= Extinct Kannada literature =

Extinct Kannada literature is a body of literature of the Kannada language dating from the period preceding the first extant work, Kavirajamarga (ca. 850 CE).

Although no works of this period are available now, references to them are found in the Kavirajamarga and a handful of other extant works. While a few scholars may have expressed reservations regarding the extent of this literature, noted modern scholars such as A.K. Ramanujan, K.A. Nilakanta Sastri, R. S. Mugali, and A. K. Warder, to name a few, have hypothesized that a body of literature must have existed in an earlier period.

==Some early writings and forms==

The earliest available examples of a Kannada inscriptions are the Halmidi inscription, allegedly a Kadamba royal edict commonly dated to fifth or sixth century CE, the Tamatekallu inscription which has been identified by some scholars to be from the 5th century, the Siragunda inscription of 500 CE, and the dated Badami cave inscription of King Mangalesha (578 CE).
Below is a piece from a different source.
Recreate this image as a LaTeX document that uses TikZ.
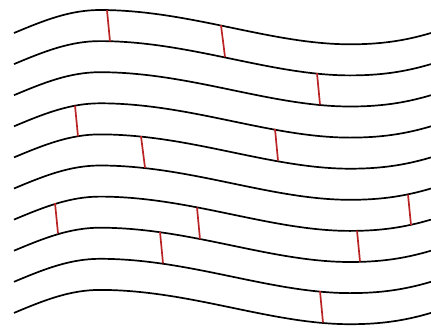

The Kappe Arabhatta record of the 7th century and the Shravanabelagola inscription of Nandisena, also from the 7th century, form the earliest surviving record of Kannada poetry.

The earliest surviving literature in rich manuscript form, the Kavirajamarga ("Royal Path for Poets") is dated to 850 CE; references are made in it to earlier prose writers such as Durvinita, Vimalachandra, Udaya, Nagarjuna, Jayabhandu and to poets including Kavisvara, Srivijaya, Pandita Chandra, Ravi Kirti (634) and Lokapala. Vaddaradhane by Shivakotiacharya, Literary works of three Ratna's of Kananda namely, Adikavi Pampa, Ponna (poet) and Ranna (Kannada poet) are noteworthy.

==Extinct writings and forms==
Kavirajamarga discusses earlier composition forms peculiar to Kannada, the gadyakatha, a mixture of prose and poetry, the chattana and the bedande, poems of several stanzas that were meant to be sung with the optional use of a musical instrument. Regarding earlier poetry in Kannada, the author of Kavirajamarga states "Hala Gannada (lit old Kannada) is appropriate in ancient poems but insipid in works of the present time, like an association with an old woman" .

Other writers, whose works are not in existence now but titles of which are mentioned in independent references are Syamakundacharya (c. 650), who authored the Prabhrita, and Srivaradhadeva (also called Tumubuluracharya, c. 650 or earlier), who wrote the Chudamani ("Crest Jewel"), a 96,000-verse commentary on logic. The Karnatheshwara Katha, a eulogy of the Chalukya King Pulakesi II, is ascribed to the 7th or 8th century. The Gajashtaka, a lost ashtaka (eight line verse) composition, was authored by King Shivamara II in c. 800. The composition served as the basis for two popular folk songs, ovanige and onakevadu, which were sung either while pounding corn or to entice wild elephants into a pit (ovam).

Srivijaya, a court poet of Amoghavarsha I, wrote the Chandraprabha Purana in the early 9th century. His writing has been mentioned by Vijayanagara poets Mangarasa III and Doddiah (also spelt Doddayya, c. 1550) and praised by Durgasimha (c. 1025). During the same period, the Digambara Jain poet Asaga (or Asoka) authored, among other writings, Karnata Kumarasambhava Kavya and Varadamana Charitra. His works have been praised by later poets, although none of his works are available today. Gunagankiyam, the earliest known prosody in Kannada, was referenced in a Tamil work dated to the 10th century or earlier (Yapparungalakkarigai by Amritasagara). Gunanandi, who was known as an expert in logic, Kannada grammar and prose lived in the 9th century. Around c. 900, Gunavarma I wrote Shudraka and Harivamsha (also known as Neminatha Purana). In Shudraka he compared his patron, Ganga king Ereganga Neetimarga II, to a noted king called Shudraka. Jinachandra, who is referred to by Sri Ponna (c. 950) as the author of Pujyapada Charita, had earned the honorific "modern Samantha Bhadra".